E’ stato un lavoro fatto dieci anni fa mentre stavo girando un film. Da lì, sono nati una serie di ritratti fotografici derivanti dal contatto diretto con la comunità e le persone. A me interessava osservare le comunità africane che vivono nel contesto della stazione Centrale di Milano. Ho ritrovato in loro il concetto di “polis” greca. Ossia, le persone si esponevano nello spazio esterno e di condivisione della vita sociale.
L’importanza della condivisione all’esterno, per strada, di determinate dinamiche che sono; private, personali e familiari.
Per esempio: nel film una donna racconta dell’esperienza di avere un ristorante e rievocava ciò che aveva avuto anche sua madre, ma non possedeva più un luogo fisico dove poter averlo avere, ma lo faceva per
strada, vendendo la roba per strada e tra la gente. E’ questo che io voglio analizzare, la relazione tra se e lo spazio. Ed è tutto molto surreale! Ho fatto delle foto, dove ho analizzato le persone e ne ho restituito lo
sguardo delle stesse con una propria vita, un proprio stile di vita in uno specifico momento di vita, che in dieci anni sono radicalmente cambiati. Ho analizzato e visto una comunità vera e propria nella mia città.

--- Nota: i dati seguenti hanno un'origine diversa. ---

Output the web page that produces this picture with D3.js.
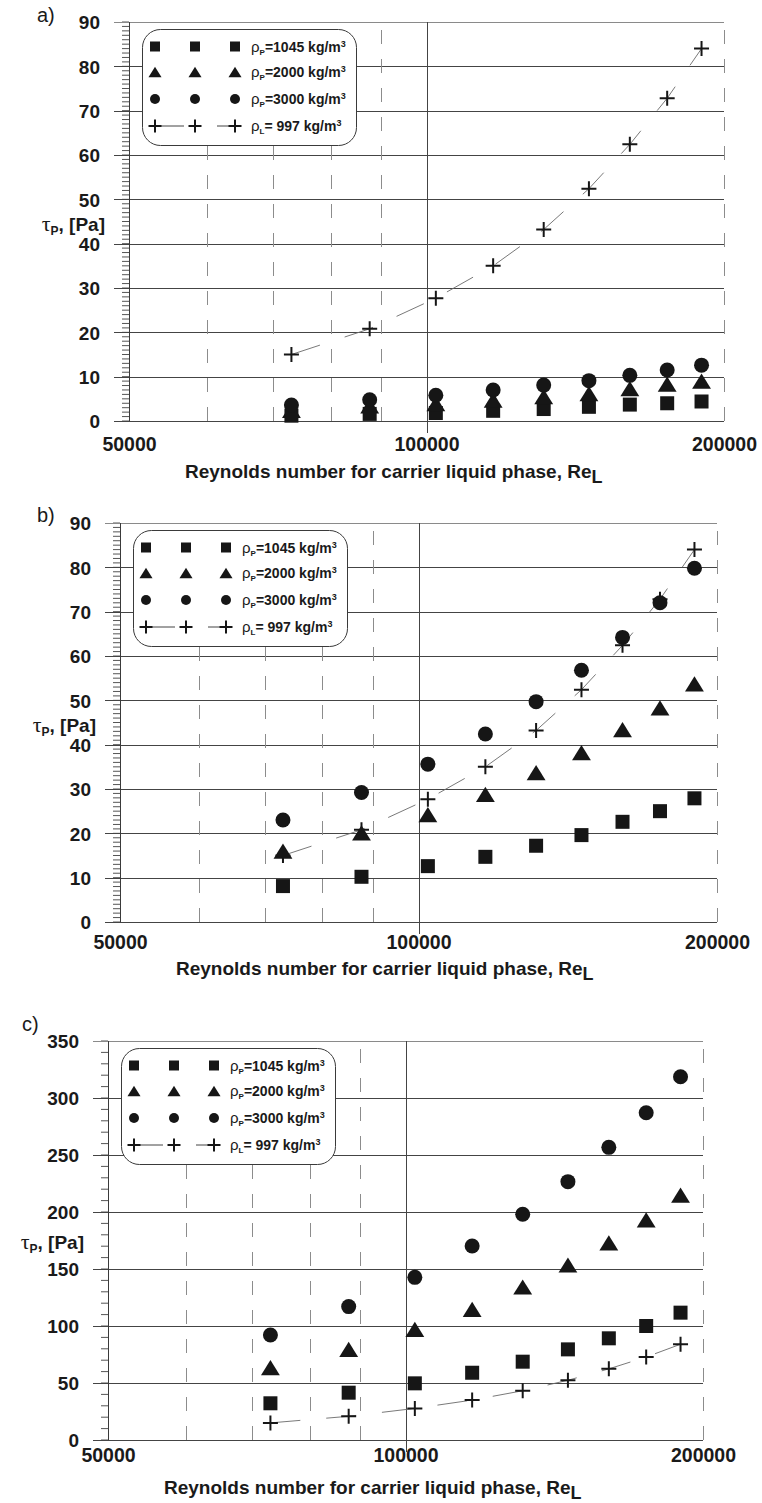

Hai avuto modo di proiettare il film?
E’ uscito al Festival del Cinema Africano di Milano, successivamente in altri Festival sia in Italia che in Europa e nel circuito universitario degli Stati Uniti.
Quanto c’è di tuo?
C’è tantissimo di mio, non credo nell’idea di oggettività. Un autore sceglie sempre come guardare una cosa e cosa guardare, nel momento in cui il soggetto si offre alla rappresentazione di se. Ecco, a me interessa
lavorare dentro quel livello di complicità che si crea tra chi sa di essere raccontato e offre una rappresentazione di se e l’autore, che da inevitabilmente un’impronta personale al racconto dell’altro. C’è
un evitabile scambio che comprende anche l’equivoco, lo svelamento e l’intimità.
Progetti futuri?
Sto cercando di mettere insieme una serie che ho scattato in Spagna e Portogallo, fatta nelle zone più rurali. A differenza degli altri lavori, c’è molto poco la figura umana analizzo solo gli spazi. Ho progetti all’estero,
ma per scaramanzia preferisco non parlarne…
Alla fine della nostra conversazione mi viene in mente una frase, molto significativa per me è di Alfred Eisenstaedt, che dice: “L’importante non è la fotocamera, ma l’occhio”.
Il mio personale in bocca al lupo ad Alan, affinchè la sua ricerca e il suo lavoro siano in continua ascesa, glielo faccio con una canzone; It’s no good dei Depeche Mode:
Ringrazio Alan Maglio per la sua disponibilità e apertura.
Good luck!
A tutti voi, buona lettura, buona visione e buon ascolto!